Cruz didn’t come out of nowhere two years ago, but it was close to it — Paterson, N.J., University of Massachusetts and off the pile of unwanted toys otherwise known as undrafted rookies — when he erupted onto the stage with a performance that almost always automatically stamps “Approved’’ on a roster passport. He had done the near-impossible, turning a preseason game into an individual showcase. It was, officially, the first-football game played at MetLife Stadium and blood was spilled that mid-August night in 2010, gushing from the lacerated forehead of Eli Manning. It was Cruz, though, who caused the greatest devastation, feasting on a bunch of Jets backups for not one, not two, but three touchdown receptions, which is fantasy football stuff and virtually impossible to accomplish, given the confines of a summertime exhibition game.

It was preseason game No. 1 that year, but the eruption validated what coach Tom Coughlin and everyone else hunkered down at the University at Albany had witnessed, that this kid Cruz was worth keeping around.

“It was just kind of me being a paranoid rookie, paranoid free agent just not knowing if I’d done enough,’’ Cruz recalled yesterday. “Not knowing if they still wanted to see more or wanted to choose another receiver. You just never know.’’

In this case, there was no doubt. Cruz made the team based in large part on that demonstration against the Jets, but his true ascension had to wait another year, with his record-breaking 2011 season. There were big plays galore down the stretch — none bigger than Cruz’s brilliant 99-yard touchdown catch and run, run, run to foil the Jets on a Christmas Eve that presented one team with rubies and the other with coal — as the Giants left behind a 7-7 malaise and hit the accelerator toward another Super Bowl triumph.

If Jets coach Rex Ryan hits his pillow and sees Cruz in his thoughts, you can be sure it’s a nightmare.

“It just so happens I’ve been able to make some pretty good plays in my career and some of the most memorable against the Jets,’’ Cruz said. “It just seems to unfold that way.’’

If it unfolds that way tomorrow night, it will have to unfold quickly. No longer relegated to second-half preseason mop-up duty, Cruz runs with the big boys now and he and Manning and the other starting offensive players will get in their two quarters of work and then take a seat, allowing the Victor Cruz-wannabes an opportunity to strut their stuff. If Cruz wants to score three touchdowns this weekend, he had better do it quickly.

“Last year, I was going in end of the second, third quarter,’’ Cruz said. “This year is more so trying to fine-tune my skills early on and getting some early work with the ones, with Eli.’’

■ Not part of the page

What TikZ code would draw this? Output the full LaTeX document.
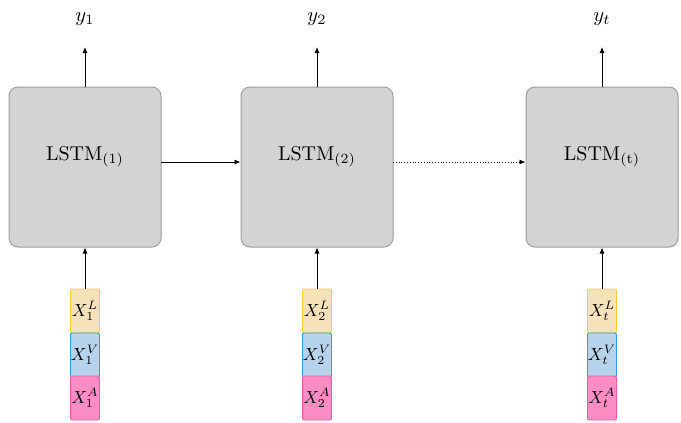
\documentclass[tikz,border=0pt]{standalone}
\usepackage{graphicx}
\usetikzlibrary{arrows.meta}
\definecolor{boxfill}{HTML}{D3D3D3}
\definecolor{boxdraw}{HTML}{9E9E9E}
\definecolor{lfill}{HTML}{F6E2BA}
\definecolor{ldraw}{HTML}{EFD044}
\definecolor{vfill}{HTML}{B7D3EC}
\definecolor{vdraw}{HTML}{2E9CF2}
\definecolor{afill}{HTML}{FC8CC4}
\definecolor{adraw}{HTML}{EA5AA6}
\newcommand{\bigtext}[1]{\scalebox{2.0}{#1}}
\newcommand{\ytext}[1]{\scalebox{2.05}{#1}}
\newcommand{\intext}[1]{\scalebox{1.75}{#1}}
\tikzset{
  lstm/.style={draw=boxdraw, fill=boxfill, line width=1pt, rounded corners=9pt,
    minimum width=152pt, minimum height=160pt, inner sep=0pt},
  inbox/.style={line width=0.9pt, rounded corners=2pt, minimum width=29pt, minimum height=44pt,
    inner sep=0pt},
  lbox/.style={inbox, draw=ldraw, fill=lfill},
  vbox/.style={inbox, draw=vdraw, fill=vfill},
  abox/.style={inbox, draw=adraw, fill=afill},
  outlab/.style={inner sep=0pt},
  lstmlab/.style={inner sep=0pt},
  arr/.style={-{Latex[length=6pt,width=5pt]}, line width=0.8pt},
}
\begin{document}
\begin{tikzpicture}[x=1pt,y=-1pt]
\useasboundingbox (0,0) rectangle (681,423);
\foreach \i/\cx/\s in {1/85/1, 2/317/2, 3/602/t}{
  \node[lstm] (b\i) at (\cx,167) {};
  \node[lstmlab] (t\i) at (\cx,157) {\bigtext{$\mathrm{LSTM}_{\mathrm{(\s)}}$}};
  \node[lbox] (l\i) at (\cx,311) {\intext{$X_{\s}^{L}$}};
  \node[vbox] (v\i) at (\cx,355) {\intext{$X_{\s}^{V}$}};
  \node[abox] (a\i) at (\cx,398) {\intext{$X_{\s}^{A}$}};
  \coordinate (o\i) at (\cx,47);
  \node[outlab] (y\i) at (\cx,19) {\ytext{$y_{\s}$}};
  \draw[arr] (l\i.north) -- (b\i.south);
  \draw[arr] (b\i.north) -- (o\i);
}
\coordinate (r1) at (161,162);
\coordinate (r2) at (393,162);
\draw[arr] (r1) -- (r1 -| b2.west);
\draw[arr, dotted] (r2) -- (r2 -| b3.west);
\end{tikzpicture}
\end{document}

With the ones, with Eli. That’s the company Cruz now keeps and it remains a fascinating transformation. It is entirely possible he is coming off what will stand as the greatest season of his NFL career, as his numbers (82 receptions, a franchise-record 1,536 yards, nine touchdowns) will be difficult to match, given he has gone from “Who’s that?’’ to marked man. The Giants haven’t rushed to sign him to a long-term deal and he heads into this season making the third-year veteran minimum of $540,000, knowing there are millions riding on his ability to prove he’s not a one-shot wonder.

For the 20 or so plays he will be on the field tomorrow, Cruz no doubt will see plenty of Darrelle Revis and Antonio Cromartie, the Jets’ athletic cornerbacks. During pregame warm-ups, Cruz should actually walk up to Cromartie and thank him for providing subject matter for the first chapter of his recently released memoir, “Victor Cruz: Out of the Blue.’’ In the opening pages, Cruz writes how Cromartie, during last year’s regular-season game, “was telling me that he’s never heard of me, telling me that I wasn’t worthy of lining up across from him.’’

Of course, 99 yards later, everyone knew the name of Victor Cruz, once again courtesy of his favorite punching bag, the Jets.